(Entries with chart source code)
+-------+

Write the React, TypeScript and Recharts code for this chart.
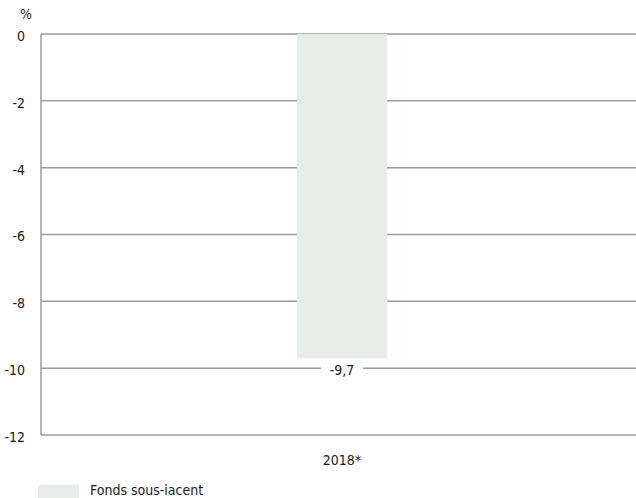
import React from 'react';
import { BarChart, Bar, XAxis, YAxis, CartesianGrid, LabelList } from 'recharts';

const categories = ['2018*'];
const fondsValues = [-9.7];
const yTicks = [0, -2, -4, -6, -8, -10, -12];
const seriesName = 'Fonds sous-iacent';

const data = categories.map((year, i) => ({ year, fonds: fondsValues[i] }));

const FONT = '"DejaVu Sans Condensed", "Liberation Sans Narrow", sans-serif';
const BAR_COLOR = '#e6ede9';
const GRID_COLOR = '#9b9b9b';
const TEXT_COLOR = '#1a1a1a';

const ValueLabel = (props: any) => {
  const { x, y, width, height, value } = props;
  const cx = Number(x) + Number(width) / 2;
  const bottom = Math.max(Number(y), Number(y) + Number(height));
  const txt = String(value).replace('.', ',');
  return (
    <g>
      <rect x={cx - 21} y={bottom + 2} width={42} height={20} fill="#ffffff" />
      <text x={cx} y={bottom + 17} textAnchor="middle" fontSize={14} fill={TEXT_COLOR} fontFamily={FONT}>
        {txt}
      </text>
    </g>
  );
};

export default function App() {
  return (
    <div style={{ position: 'absolute', left: 0, top: 0, width: 636, height: 498, overflow: 'hidden', background: '#fff', fontFamily: FONT }}>
      <div style={{ position: 'absolute', left: 20, top: 6, fontSize: 14, lineHeight: '16px', color: TEXT_COLOR }}>%</div>
      <BarChart
        width={650}
        height={478}
        data={data}
        margin={{ top: 34, right: 7, bottom: 0, left: 0 }}
        barCategoryGap={0}
      >
        <CartesianGrid vertical={false} stroke={GRID_COLOR} strokeWidth={1.5} />
        <XAxis
          dataKey="year"
          height={43}
          tickLine={false}
          axisLine={false}
          tick={{ fontSize: 14, fill: TEXT_COLOR, fontFamily: FONT }}
          tickMargin={14}
        />
        <YAxis
          width={41}
          domain={[-12, 0]}
          ticks={yTicks}
          interval={0}
          tickLine={false}
          axisLine={{ stroke: GRID_COLOR, strokeWidth: 1.5 }}
          tick={{ fontSize: 14, fill: TEXT_COLOR, fontFamily: FONT, dy: 2 }}
          tickSize={0}
          tickMargin={16}
        />
        <Bar dataKey="fonds" name={seriesName} fill={BAR_COLOR} barSize={90} isAnimationActive={false}>
          <LabelList dataKey="fonds" content={ValueLabel} />
        </Bar>
      </BarChart>
      <div style={{ position: 'absolute', left: 38, top: 483, height: 15, display: 'flex', alignItems: 'flex-end', fontSize: 14, lineHeight: '16px', color: TEXT_COLOR }}>
        <span style={{ display: 'inline-block', width: 41, height: 13, background: BAR_COLOR, marginRight: 11 }} />
        <span>{seriesName}</span>
      </div>
    </div>
  );
}
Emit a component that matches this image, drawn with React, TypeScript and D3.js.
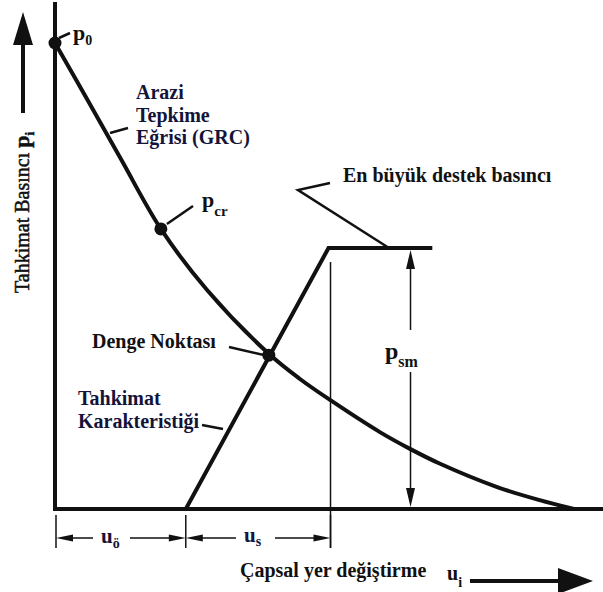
import React from "react";
import * as d3 from "d3";

// Ground reaction curve (GRC): radial displacement u vs support pressure p
const grcU = [0, 6, 12.7, 20.4, 29.3, 41.2, 47.2, 53.0, 62.6, 68.4, 74.2, 85.2, 93.4, 100];
const grcP = [100, 88.3, 75.1, 60.1, 47.0, 33.3, 27.9, 23.4, 16.5, 12.9, 9.7, 4.7, 1.9, 0];

// Support characteristic: installed at u_ö, yields at p_sm
const supportU = [25.2, 52.7, 72.7];
const supportP = [0, 56, 56];

// Marked points
const p0 = { u: 0, p: 100 };
const pCr = { u: 20.4, p: 60.1 };
const equilibrium = { u: 41.2, p: 33 };

// Dimension values
const uInstall = 25.2; // u_ö
const uSupportEnd = 52.7; // u_ö + u_s
const pSmU = 68.5; // where p_sm is dimensioned
const pSm = 56;

const W = 603;
const H = 592;
const FONT = "Liberation Serif, Times New Roman, serif";
const INK = "#111";
const NAVY = "#14143a";

export default function App() {
  const x = d3.scaleLinear().domain([0, 100]).range([55, 574]);
  const y = d3.scaleLinear().domain([0, 100]).range([509, 43]);

  const grc = grcU.map((u, i) => [u, grcP[i]] as [number, number]);
  const sup = supportU.map((u, i) => [u, supportP[i]] as [number, number]);

  const line = d3
    .line<[number, number]>()
    .x((d) => x(d[0]))
    .y((d) => y(d[1]));
  const curve = d3
    .line<[number, number]>()
    .x((d) => x(d[0]))
    .y((d) => y(d[1]))
    .curve(d3.curveCatmullRom.alpha(0.5));

  const x0 = x(0);
  const y0 = y(0);
  const xIn = x(uInstall);
  const xEnd = x(uSupportEnd);
  const xSm = x(pSmU);
  const ySm = y(pSm);

  const dimY = 538;

  // filled arrowhead pointing along (dx,dy) with its tip at (tx,ty)
  const head = (tx: number, ty: number, dx: number, dy: number, len: number, half: number) => {
    const bx = tx - dx * len;
    const by = ty - dy * len;
    const px = -dy * half;
    const py = dx * half;
    return `M${tx},${ty}L${bx + px},${by + py}L${bx - px},${by - py}Z`;
  };

  const bold = { fontWeight: 700, fontSize: 20 } as const;

  return (
    <div style={{ position: "absolute", left: 0, top: 0 }}>
      <svg
        width={W}
        height={H}
        viewBox={`0 0 ${W} ${H}`}
        fontFamily={FONT}
        style={{ display: "block", background: "#fff" }}
      >
        {/* axes */}
        <line x1={x0} y1={2} x2={x0} y2={y0 + 2} stroke={INK} strokeWidth={4} />
        <line x1={x0 - 2} y1={y0} x2={W} y2={y0} stroke={INK} strokeWidth={4} />

        {/* y axis title with arrow */}
        <line x1={23} y1={113} x2={23} y2={40} stroke={INK} strokeWidth={4} />
        <path d={head(23, 12, 0, -1, 33, 10)} fill={INK} />
        <text
          transform="translate(29,293) rotate(-90)"
          fontFamily={FONT}
          fontSize={20}
          fill={INK}
          stroke={INK}
          strokeWidth={0.5}
        >
          Tahkimat Basıncı{" "}
          <tspan fontWeight={700} fontSize={22}>p</tspan>
          <tspan fontWeight={700} fontSize={13} dy={5}>i</tspan>
        </text>

        {/* x axis title with arrow */}
        <text x={240} y={577} fontFamily={FONT} style={bold} fill={INK}>
          Çapsal yer değiştirme
        </text>
        <text x={447} y={580} fontFamily={FONT} style={bold} fill={INK}>
          u<tspan fontSize={14} dy={7}>i</tspan>
        </text>
        <line x1={470} y1={581} x2={565} y2={581} stroke={INK} strokeWidth={4} />
        <path d={head(593, 581, 1, 0, 35, 13)} fill={INK} />

        {/* ground reaction curve */}
        <path d={curve(grc) ?? ""} fill="none" stroke={INK} strokeWidth={4} strokeLinejoin="round" />

        {/* support characteristic */}
        <path d={line(sup) ?? ""} fill="none" stroke={INK} strokeWidth={4} strokeLinejoin="miter" />

        {/* thin guide at end of u_s */}
        <line x1={xEnd + 2} y1={ySm + 14} x2={xEnd + 2} y2={548} stroke={INK} strokeWidth={1.5} />

        {/* p_sm dimension */}
        <line x1={xSm} y1={ySm + 18} x2={xSm} y2={330} stroke={INK} strokeWidth={1.5} />
        <line x1={xSm} y1={372} x2={xSm} y2={y0 - 18} stroke={INK} strokeWidth={1.5} />
        <path d={head(xSm, ySm + 2, 0, -1, 19, 4.5)} fill={INK} />
        <path d={head(xSm, y0 - 2, 0, 1, 19, 4.5)} fill={INK} />
        <text x={385} y={359} fontFamily={FONT} style={{ ...bold, fontSize: 24 }} fill={INK}>
          p<tspan fontSize={16} dy={8}>sm</tspan>
        </text>

        {/* horizontal dimensions u_ö and u_s */}
        {[x0 + 1, xIn, xEnd + 2].map((xx, i) => (
          <line key={i} x1={xx} y1={515} x2={xx} y2={548} stroke={INK} strokeWidth={1.5} />
        ))}
        <line x1={x0 + 12} y1={dimY} x2={93} y2={dimY} stroke={INK} strokeWidth={1.5} />
        <path d={head(x0 + 1, dimY, -1, 0, 17, 3.5)} fill={INK} />
        <line x1={130} y1={dimY} x2={xIn - 12} y2={dimY} stroke={INK} strokeWidth={1.5} />
        <path d={head(xIn, dimY, 1, 0, 17, 3.5)} fill={INK} />
        <line x1={xIn + 12} y1={dimY} x2={236} y2={dimY} stroke={INK} strokeWidth={1.5} />
        <path d={head(xIn, dimY, -1, 0, 17, 3.5)} fill={INK} />
        <line x1={275} y1={dimY} x2={xEnd - 10} y2={dimY} stroke={INK} strokeWidth={1.5} />
        <path d={head(xEnd + 2, dimY, 1, 0, 17, 3.5)} fill={INK} />
        <text x={101} y={543} fontFamily={FONT} style={{ ...bold, fontSize: 21 }} fill={NAVY}>
          u<tspan fontSize={14} dy={5}>ö</tspan>
        </text>
        <text x={244} y={542} fontFamily={FONT} style={{ ...bold, fontSize: 21 }} fill={NAVY}>
          u<tspan fontSize={14} dy={4}>s</tspan>
        </text>

        {/* marked points */}
        {[p0, pCr, equilibrium].map((d, i) => (
          <circle key={i} cx={x(d.u)} cy={y(d.p)} r={6.5} fill={INK} />
        ))}

        {/* p0 label */}
        <line x1={x(p0.u) + 4} y1={y(p0.p) - 5} x2={70} y2={33} stroke={INK} strokeWidth={2.5} />
        <text x={73} y={40} fontFamily={FONT} style={{ ...bold, fontSize: 22 }} fill={INK}>
          p<tspan fontSize={14} dy={5}>0</tspan>
        </text>

        {/* GRC label */}
        <line x1={110} y1={133} x2={128} y2={128} stroke={INK} strokeWidth={2.5} />
        <text fontFamily={FONT} style={bold} fill={NAVY}>
          <tspan x={136} y={99}>Arazi</tspan>
          <tspan x={136} y={122}>Tepkime</tspan>
          <tspan x={136} y={144}>Eğrisi (GRC)</tspan>
        </text>

        {/* p_cr label */}
        <line x1={x(pCr.u) + 6} y1={y(pCr.p) - 5} x2={193} y2={206} stroke={INK} strokeWidth={2.5} />
        <text x={202} y={207} fontFamily={FONT} style={{ ...bold, fontSize: 22 }} fill={INK}>
          p<tspan fontSize={15} dy={9}>cr</tspan>
        </text>

        {/* maximum support pressure label */}
        <path d={`M330,183L298,190L389,${ySm}`} fill="none" stroke={INK} strokeWidth={2.5} />
        <text x={343} y={182} fontFamily={FONT} style={bold} fill={INK}>
          En büyük destek basıncı
        </text>

        {/* equilibrium label */}
        <line x1={229} y1={347} x2={x(equilibrium.u) - 4} y2={y(equilibrium.p)} stroke={INK} strokeWidth={2.5} />
        <text x={92} y={348} fontFamily={FONT} style={bold} fill={INK}>
          Denge Noktası
        </text>

        {/* support characteristic label */}
        <line x1={202} y1={425} x2={223} y2={429} stroke={INK} strokeWidth={2.5} />
        <text fontFamily={FONT} style={bold} fill={NAVY}>
          <tspan x={78} y={405}>Tahkimat</tspan>
          <tspan x={78} y={428}>Karakteristiği</tspan>
        </text>
      </svg>
    </div>
  );
}
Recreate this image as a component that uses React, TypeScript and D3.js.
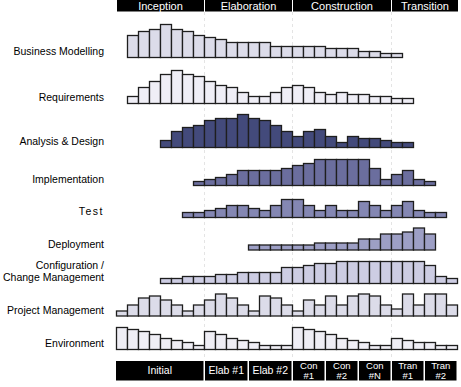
import React from 'react';
import * as d3 from 'd3';

// phases (top header) and iterations (bottom header), spans in bar slots
const phases = ['Inception', 'Elaboration', 'Construction', 'Transition'];
const phaseSpans = [8, 8, 9, 6];
const iterations = ['Initial', 'Elab #1', 'Elab #2', 'Con\n#1', 'Con\n#2', 'Con\n#N', 'Tran\n#1', 'Tran\n#2'];
const iterationSpans = [8, 4, 4, 3, 3, 3, 3, 3];

const disciplines = [
  'Business Modelling', 'Requirements', 'Analysis & Design', 'Implementation', 'Test',
  'Deployment', 'Configuration /\nChange Management', 'Project Management', 'Environment',
];

// first slot each discipline starts in
const starts = [1, 1, 4, 7, 6, 12, 4, 0, 0];

const businessModelling = [22, 26, 28, 33, 28, 26, 22, 20, 18, 15, 15, 15, 15, 11, 11, 11, 11, 11, 9, 9, 9, 6, 6, 4, 4];
const requirements = [7, 16, 22, 29, 33, 29, 27, 22, 18, 16, 11, 7, 7, 11, 16, 18, 16, 11, 9, 11, 9, 9, 7, 7, 5, 5];
const analysisDesign = [7, 16, 20, 22, 27, 29, 29, 33, 29, 27, 22, 16, 11, 16, 18, 11, 5, 11, 9, 9, 7, 5, 5];
const implementation = [4, 6, 8, 11, 15, 15, 15, 15, 17, 20, 22, 26, 26, 26, 26, 26, 17, 6, 11, 15, 6, 4];
const test = [5, 5, 7, 9, 12, 12, 9, 7, 12, 18, 18, 12, 7, 12, 7, 7, 16, 12, 7, 12, 16, 7, 5, 5];
const deployment = [5, 5, 5, 5, 5, 5, 7, 7, 7, 7, 11, 11, 16, 16, 18, 22, 16];
const configChange = [5, 5, 7, 7, 7, 9, 9, 11, 11, 11, 11, 16, 16, 18, 20, 20, 22, 22, 22, 22, 22, 22, 22, 22, 18, 7, 5];
const projectManagement = [5, 11, 18, 20, 16, 11, 5, 11, 16, 22, 18, 11, 5, 20, 18, 11, 5, 16, 11, 20, 11, 20, 22, 20, 11, 7, 22, 11, 22, 22, 11];
const environment = [22, 20, 18, 15, 11, 9, 7, 4, 18, 15, 11, 9, 7, 4, 4, 4, 22, 20, 18, 15, 11, 9, 7, 4, 4, 11, 9, 7, 7, 4, 4];

const series = [businessModelling, requirements, analysisDesign, implementation, test,
  deployment, configChange, projectManagement, environment];

const colors = ['#dcdce9', '#efeef6', '#434a7b', '#6b6e9e', '#8487b3', '#9d9fc5', '#cdcde3', '#dcdce9', '#efeef5'];
const baselines = [57.5, 103.5, 147.5, 185.5, 217.5, 250, 283.5, 316, 349.5];

const W = 461, H = 387;
const slots = d3.sum(phaseSpans);

export default function App() {
  const x = d3.scaleLinear().domain([0, slots]).range([116, 457]);
  const y = d3.scaleLinear().domain([0, 33]).range([0, 33]);

  const cum = (spans: number[]) => spans.map((_, i) => d3.sum(spans.slice(0, i)));
  const phaseStarts = cum(phaseSpans);
  const iterStarts = cum(iterationSpans);

  return (
    <svg width={W} height={H} style={{ position: 'absolute', left: 0, top: 0, background: '#fff' }}
      fontFamily="'Liberation Sans', Arial, sans-serif">
      {/* phase boundaries */}
      {phaseStarts.slice(1).map((s, i) => (
        <line key={'b' + i} x1={x(s) + 0.5} x2={x(s) + 0.5} y1={12} y2={360}
          stroke="#e4e4e4" strokeDasharray="3,3" />
      ))}

      {/* top phase header */}
      {phases.map((p, i) => {
        const x0 = x(phaseStarts[i]) + 1;
        const x1 = x(phaseStarts[i] + phaseSpans[i]) + (i === phases.length - 1 ? 1 : 0);
        return (
          <g key={p}>
            <rect x={x0} y={0} width={x1 - x0} height={11.5} fill="#000" />
            <text x={(x0 + x1) / 2} y={10} textAnchor="middle" fill="#fff" fontSize={11}>{p}</text>
          </g>
        );
      })}

      {/* discipline humps */}
      {series.map((vals, r) => (
        <g key={'r' + r}>
          {vals.map((v, j) => (
            <rect key={j} x={x(starts[r] + j) + 0.5} y={baselines[r] - y(v)} width={x(1) - x(0)} height={y(v)}
              fill={colors[r]} stroke="#1e1e1e" strokeWidth={1.3} />
          ))}
          {disciplines[r].split('\n').map((line, k, arr) => (
            <text key={'t' + k} x={104} y={baselines[r] - 2.5 - (arr.length - 1 - k) * 11.6}
              textAnchor="end" fontSize={10.5} fill="#000"
              letterSpacing={line === 'Test' ? 1.5 : 0}>{line}</text>
          ))}
        </g>
      ))}

      {/* bottom iteration header */}
      {iterations.map((it, i) => {
        const x0 = x(iterStarts[i]) + (i === 0 ? 0 : 1);
        const x1 = x(iterStarts[i] + iterationSpans[i]) - 0.5;
        const lines = it.split('\n');
        return (
          <g key={it}>
            <rect x={x0} y={361} width={x1 - x0} height={19.5} fill="#000" />
            {lines.map((l, k) => (
              <text key={k} x={(x0 + x1) / 2} y={lines.length === 1 ? 374 : 368.5 + k * 10}
                textAnchor="middle" fill="#fff" fontSize={lines.length === 1 ? 10.5 : 9.5}>{l}</text>
            ))}
          </g>
        );
      })}
    </svg>
  );
}
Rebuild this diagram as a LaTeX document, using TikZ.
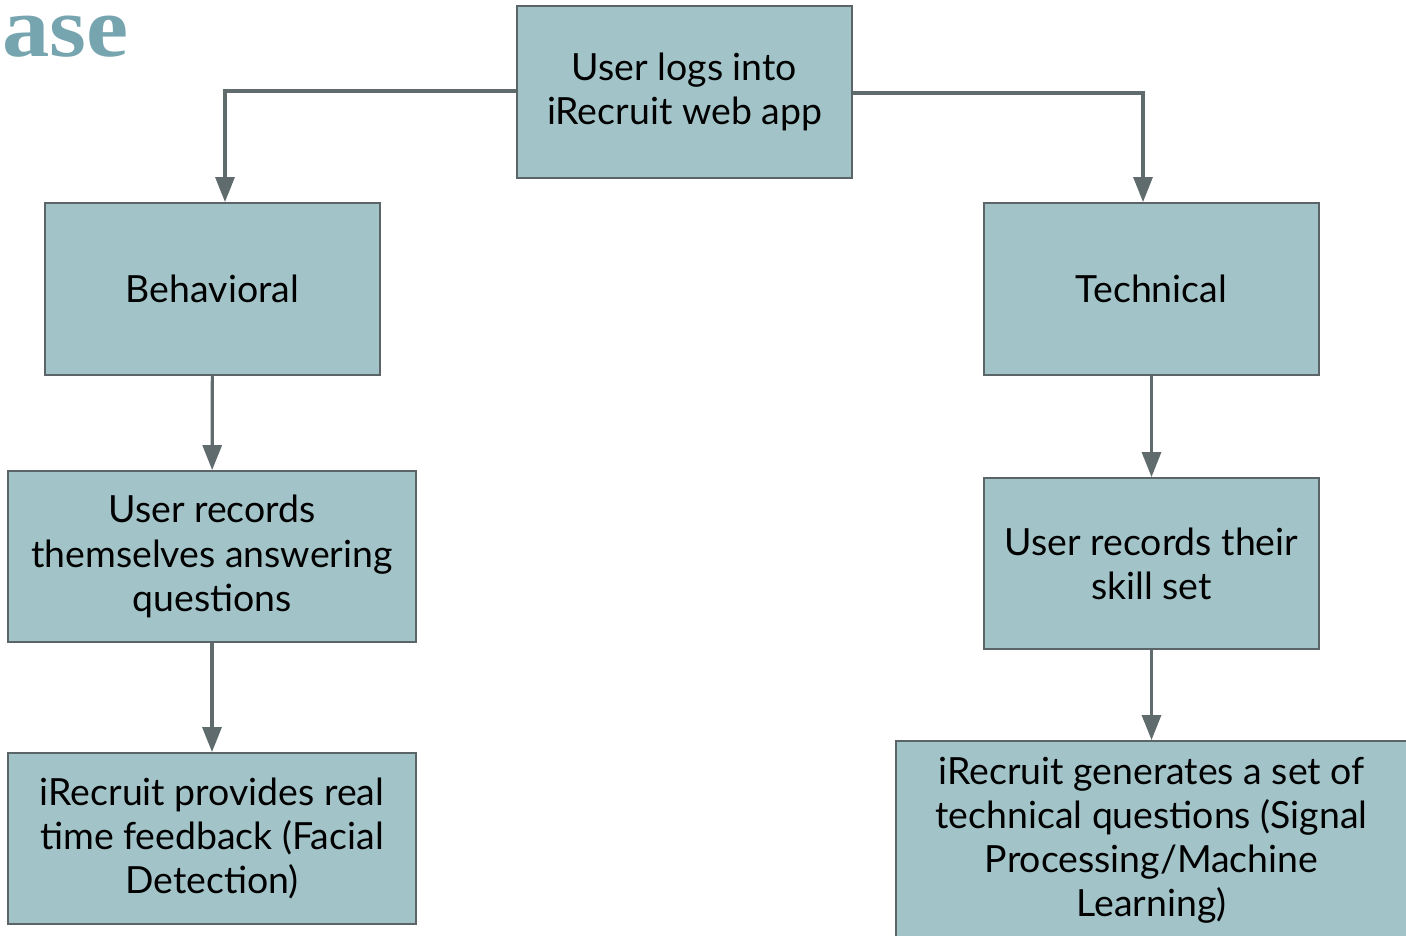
\documentclass[tikz,border=0pt]{standalone}
\usepackage{fontspec}
\setmainfont{Lato}
\newfontfamily\titlefont{Liberation Serif}
\usetikzlibrary{arrows.meta}
\definecolor{boxfill}{HTML}{A2C4C9}
\definecolor{boxline}{HTML}{5B6466}
\definecolor{arrowgrey}{HTML}{5F6B6D}
\definecolor{titleteal}{HTML}{76A5AF}

\begin{document}
\begin{tikzpicture}[x=0.02cm,y=-0.02cm,
    stepbox/.style={shape=rectangle,draw=boxline,line width=1.1pt,fill=boxfill,align=center,inner sep=0pt,
      font=\fontsize{21.3}{25.1}\selectfont},
    flow/.style={draw=arrowgrey,line width=1.8pt,-{Triangle[width=0.38cm,length=0.5cm]}}]
    \useasboundingbox (0,0) rectangle (1406,936);
    \clip (0,0) rectangle (1406,936);
    \node[anchor=base west,inner sep=0pt,xscale=1.1,text=titleteal,font=\titlefont\bfseries\fontsize{49}{49}\selectfont] (title) at (2,57) {ase};
    \node[stepbox,minimum width=6.7cm,minimum height=3.44cm] (login) at (684.5,92) {User logs into\\iRecruit web app};
    \node[stepbox,minimum width=6.7cm,minimum height=3.44cm] (behav) at (212.5,289) {Behavioral};
    \node[stepbox,minimum width=8.16cm,minimum height=3.42cm] (answer) at (212,556.5) {User records\\themselves answering\\questions};
    \node[stepbox,minimum width=8.16cm,minimum height=3.42cm] (feedback) at (212,838.5) {iRecruit provides real\\time feedback (Facial\\Detection)};
    \node[stepbox,minimum width=6.7cm,minimum height=3.44cm] (tech) at (1151.5,289) {Technical};
    \node[stepbox,minimum width=6.7cm,minimum height=3.42cm] (skills) at (1151.5,563.5) {User records their\\skill set};
    \node[stepbox,minimum width=10.24cm,minimum height=3.96cm] (generate) at (1151.5,840) {iRecruit generates a set of\\technical questions (Signal\\Processing/Machine\\Learning)};
    \draw[flow] ([yshift=0.02cm]login.west) -| ([xshift=0.25cm]behav.north);
    \draw[flow] ([yshift=-0.02cm]login.east) -| ([xshift=-0.17cm]tech.north);
    \draw[flow] (behav) -- (answer);
    \draw[flow] (answer) -- (feedback);
    \draw[flow] (tech) -- (skills);
    \draw[flow] (skills) -- (generate);
\end{tikzpicture}
\end{document}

+-------+

◆ **BRIEF**:
Using the entries above, state how many lines include the word "component", with no other words.

◆ **FINAL RESULT**:
2